**PROBLEM TO WORK ON:** Could the lines from the start of the data through the line with "from matplotlib.patches import" be set down exactly, with no pictures among them?

※

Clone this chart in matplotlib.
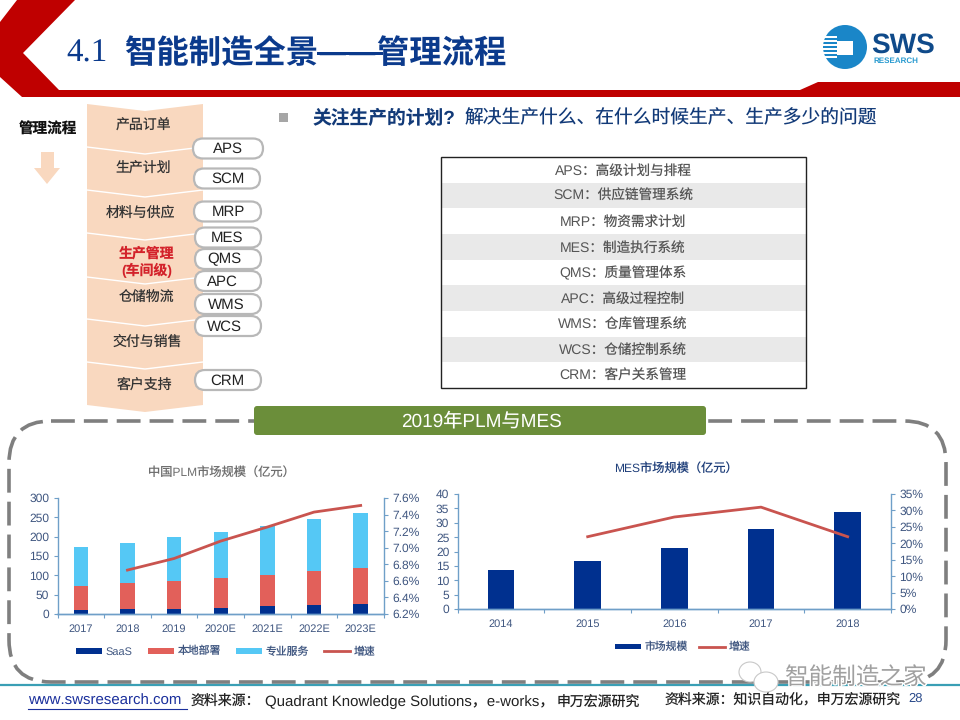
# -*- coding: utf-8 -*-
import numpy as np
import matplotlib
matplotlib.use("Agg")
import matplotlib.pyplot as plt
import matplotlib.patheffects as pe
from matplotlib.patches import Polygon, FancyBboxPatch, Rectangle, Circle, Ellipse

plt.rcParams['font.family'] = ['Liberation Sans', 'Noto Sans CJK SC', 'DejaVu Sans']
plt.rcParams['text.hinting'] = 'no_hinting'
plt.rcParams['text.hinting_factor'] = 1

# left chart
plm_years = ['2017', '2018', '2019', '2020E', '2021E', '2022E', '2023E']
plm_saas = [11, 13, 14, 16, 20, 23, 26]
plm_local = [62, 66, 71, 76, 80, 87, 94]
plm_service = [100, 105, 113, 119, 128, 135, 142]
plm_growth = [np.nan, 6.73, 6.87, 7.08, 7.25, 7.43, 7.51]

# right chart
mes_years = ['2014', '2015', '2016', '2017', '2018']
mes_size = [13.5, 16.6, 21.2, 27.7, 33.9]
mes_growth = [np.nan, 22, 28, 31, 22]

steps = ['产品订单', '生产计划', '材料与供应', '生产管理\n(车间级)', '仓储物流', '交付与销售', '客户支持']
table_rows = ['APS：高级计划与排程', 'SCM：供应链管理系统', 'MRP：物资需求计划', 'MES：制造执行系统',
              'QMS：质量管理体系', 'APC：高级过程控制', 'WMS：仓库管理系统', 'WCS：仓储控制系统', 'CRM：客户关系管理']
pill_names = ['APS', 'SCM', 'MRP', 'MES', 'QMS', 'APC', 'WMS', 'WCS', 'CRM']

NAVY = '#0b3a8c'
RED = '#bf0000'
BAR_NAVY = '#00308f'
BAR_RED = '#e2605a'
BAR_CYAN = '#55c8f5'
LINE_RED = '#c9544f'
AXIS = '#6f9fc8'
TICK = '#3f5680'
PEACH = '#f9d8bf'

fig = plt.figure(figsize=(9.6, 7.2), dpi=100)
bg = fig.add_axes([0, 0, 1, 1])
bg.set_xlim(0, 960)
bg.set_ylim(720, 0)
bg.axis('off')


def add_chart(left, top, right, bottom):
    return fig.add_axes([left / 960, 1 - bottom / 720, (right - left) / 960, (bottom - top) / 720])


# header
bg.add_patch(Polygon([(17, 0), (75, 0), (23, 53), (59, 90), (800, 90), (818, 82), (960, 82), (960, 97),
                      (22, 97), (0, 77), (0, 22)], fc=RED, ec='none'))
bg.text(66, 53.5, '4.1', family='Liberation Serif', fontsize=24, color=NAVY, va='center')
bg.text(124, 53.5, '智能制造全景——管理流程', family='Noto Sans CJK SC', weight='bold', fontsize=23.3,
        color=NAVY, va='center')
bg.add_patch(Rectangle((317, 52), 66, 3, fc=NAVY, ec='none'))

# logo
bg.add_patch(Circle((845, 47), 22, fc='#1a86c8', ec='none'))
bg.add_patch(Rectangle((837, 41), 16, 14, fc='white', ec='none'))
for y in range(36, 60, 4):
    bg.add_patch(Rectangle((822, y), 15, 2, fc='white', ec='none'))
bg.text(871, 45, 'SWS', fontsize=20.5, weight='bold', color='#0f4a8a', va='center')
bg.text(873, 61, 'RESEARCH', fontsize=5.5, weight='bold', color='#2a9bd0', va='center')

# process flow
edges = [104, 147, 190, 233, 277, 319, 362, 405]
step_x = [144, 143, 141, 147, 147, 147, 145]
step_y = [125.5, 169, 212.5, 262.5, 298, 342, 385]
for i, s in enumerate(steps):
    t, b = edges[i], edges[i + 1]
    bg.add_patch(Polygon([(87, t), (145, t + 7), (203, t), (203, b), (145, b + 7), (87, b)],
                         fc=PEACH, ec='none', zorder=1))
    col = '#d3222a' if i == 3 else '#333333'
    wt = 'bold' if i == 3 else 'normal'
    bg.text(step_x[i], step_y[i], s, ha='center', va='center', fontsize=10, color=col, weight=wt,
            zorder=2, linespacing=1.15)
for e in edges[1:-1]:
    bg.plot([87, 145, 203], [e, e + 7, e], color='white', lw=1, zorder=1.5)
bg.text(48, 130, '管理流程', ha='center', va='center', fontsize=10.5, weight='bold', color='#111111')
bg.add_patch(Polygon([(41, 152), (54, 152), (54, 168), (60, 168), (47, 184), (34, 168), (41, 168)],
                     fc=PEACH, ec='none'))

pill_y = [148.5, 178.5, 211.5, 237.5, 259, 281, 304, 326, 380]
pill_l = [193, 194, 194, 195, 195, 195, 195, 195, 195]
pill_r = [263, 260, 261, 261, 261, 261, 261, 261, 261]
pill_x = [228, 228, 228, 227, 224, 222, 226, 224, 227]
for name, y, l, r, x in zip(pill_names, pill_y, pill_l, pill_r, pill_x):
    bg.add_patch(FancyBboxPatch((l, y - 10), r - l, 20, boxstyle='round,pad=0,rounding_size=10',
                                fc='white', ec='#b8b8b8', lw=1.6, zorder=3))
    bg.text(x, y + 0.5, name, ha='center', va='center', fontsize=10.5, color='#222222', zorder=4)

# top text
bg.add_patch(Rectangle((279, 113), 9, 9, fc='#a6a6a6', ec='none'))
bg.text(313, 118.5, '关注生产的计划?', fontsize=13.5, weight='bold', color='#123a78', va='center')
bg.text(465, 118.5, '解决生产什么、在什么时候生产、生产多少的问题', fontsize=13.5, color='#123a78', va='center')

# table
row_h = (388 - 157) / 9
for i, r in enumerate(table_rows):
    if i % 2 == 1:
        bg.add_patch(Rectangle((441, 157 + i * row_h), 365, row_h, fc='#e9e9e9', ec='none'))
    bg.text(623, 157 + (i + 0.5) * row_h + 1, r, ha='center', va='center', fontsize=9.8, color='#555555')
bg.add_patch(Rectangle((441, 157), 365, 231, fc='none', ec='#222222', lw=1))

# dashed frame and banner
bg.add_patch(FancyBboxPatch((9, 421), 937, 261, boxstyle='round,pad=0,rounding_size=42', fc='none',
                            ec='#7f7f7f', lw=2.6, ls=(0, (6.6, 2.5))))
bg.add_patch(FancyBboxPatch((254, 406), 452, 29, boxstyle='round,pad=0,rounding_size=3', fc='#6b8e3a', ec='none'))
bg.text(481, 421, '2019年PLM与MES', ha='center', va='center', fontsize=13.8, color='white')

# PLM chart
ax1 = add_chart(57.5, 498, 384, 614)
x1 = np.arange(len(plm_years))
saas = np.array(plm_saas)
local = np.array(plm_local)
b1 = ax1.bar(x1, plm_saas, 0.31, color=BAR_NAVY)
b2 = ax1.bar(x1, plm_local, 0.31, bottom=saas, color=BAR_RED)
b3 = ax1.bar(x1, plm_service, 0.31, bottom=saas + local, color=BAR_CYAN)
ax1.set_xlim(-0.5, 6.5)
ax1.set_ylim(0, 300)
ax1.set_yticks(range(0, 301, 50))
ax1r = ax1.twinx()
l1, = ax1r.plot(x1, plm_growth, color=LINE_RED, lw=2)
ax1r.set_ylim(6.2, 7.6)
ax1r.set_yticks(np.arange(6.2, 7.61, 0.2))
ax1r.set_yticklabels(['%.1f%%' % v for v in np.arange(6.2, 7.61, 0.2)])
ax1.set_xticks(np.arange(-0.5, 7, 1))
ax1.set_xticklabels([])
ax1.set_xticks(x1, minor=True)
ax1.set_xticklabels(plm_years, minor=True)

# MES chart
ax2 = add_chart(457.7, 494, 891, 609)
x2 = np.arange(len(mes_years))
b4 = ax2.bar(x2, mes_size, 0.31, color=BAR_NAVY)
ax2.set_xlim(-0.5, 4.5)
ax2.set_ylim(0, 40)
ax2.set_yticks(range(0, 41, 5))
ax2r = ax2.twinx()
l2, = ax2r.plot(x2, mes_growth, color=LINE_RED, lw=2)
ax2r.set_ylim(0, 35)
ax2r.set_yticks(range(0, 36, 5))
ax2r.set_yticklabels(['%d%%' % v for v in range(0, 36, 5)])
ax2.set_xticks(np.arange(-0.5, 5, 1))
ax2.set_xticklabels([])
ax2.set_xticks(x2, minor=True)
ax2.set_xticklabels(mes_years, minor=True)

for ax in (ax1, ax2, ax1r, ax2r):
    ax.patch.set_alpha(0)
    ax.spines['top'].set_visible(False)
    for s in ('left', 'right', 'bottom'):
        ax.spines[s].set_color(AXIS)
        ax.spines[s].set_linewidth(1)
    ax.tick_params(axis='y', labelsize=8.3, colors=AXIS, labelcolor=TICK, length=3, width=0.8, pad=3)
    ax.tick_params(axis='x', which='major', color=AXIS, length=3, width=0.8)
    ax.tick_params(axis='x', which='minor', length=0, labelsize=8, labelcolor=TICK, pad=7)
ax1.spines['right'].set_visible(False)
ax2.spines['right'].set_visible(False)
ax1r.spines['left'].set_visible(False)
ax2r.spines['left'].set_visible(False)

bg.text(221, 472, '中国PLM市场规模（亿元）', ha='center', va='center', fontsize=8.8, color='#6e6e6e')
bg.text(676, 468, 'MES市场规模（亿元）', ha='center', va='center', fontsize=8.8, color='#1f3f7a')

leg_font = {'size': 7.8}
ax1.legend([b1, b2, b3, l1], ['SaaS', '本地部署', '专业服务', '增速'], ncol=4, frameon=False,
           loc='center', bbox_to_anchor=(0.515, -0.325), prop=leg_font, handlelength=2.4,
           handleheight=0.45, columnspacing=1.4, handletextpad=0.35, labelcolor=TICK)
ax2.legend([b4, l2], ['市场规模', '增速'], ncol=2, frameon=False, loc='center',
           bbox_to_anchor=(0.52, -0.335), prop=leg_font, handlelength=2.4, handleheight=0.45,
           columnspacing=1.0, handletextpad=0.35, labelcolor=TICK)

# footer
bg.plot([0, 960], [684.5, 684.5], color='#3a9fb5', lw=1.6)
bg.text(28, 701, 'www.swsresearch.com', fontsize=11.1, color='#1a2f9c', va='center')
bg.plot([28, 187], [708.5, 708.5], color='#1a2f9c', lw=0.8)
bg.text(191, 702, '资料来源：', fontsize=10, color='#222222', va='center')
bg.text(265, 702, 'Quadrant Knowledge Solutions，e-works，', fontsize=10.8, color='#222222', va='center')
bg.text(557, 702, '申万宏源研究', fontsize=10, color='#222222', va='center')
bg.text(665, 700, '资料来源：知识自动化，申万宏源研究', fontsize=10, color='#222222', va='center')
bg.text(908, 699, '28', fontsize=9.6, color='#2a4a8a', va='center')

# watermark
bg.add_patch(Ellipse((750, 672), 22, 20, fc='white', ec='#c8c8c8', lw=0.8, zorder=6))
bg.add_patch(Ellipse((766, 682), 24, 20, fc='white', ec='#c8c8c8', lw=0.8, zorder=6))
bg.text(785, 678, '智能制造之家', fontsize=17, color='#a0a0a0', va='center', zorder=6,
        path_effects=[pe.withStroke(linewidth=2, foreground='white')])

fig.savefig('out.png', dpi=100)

※

**TASK RESULT:**
Clone this chart in matplotlib.
# -*- coding: utf-8 -*-
import numpy as np
import matplotlib
matplotlib.use("Agg")
import matplotlib.pyplot as plt
import matplotlib.patheffects as pe
from matplotlib.patches import Polygon, FancyBboxPatch, Rectangle, Circle, Ellipse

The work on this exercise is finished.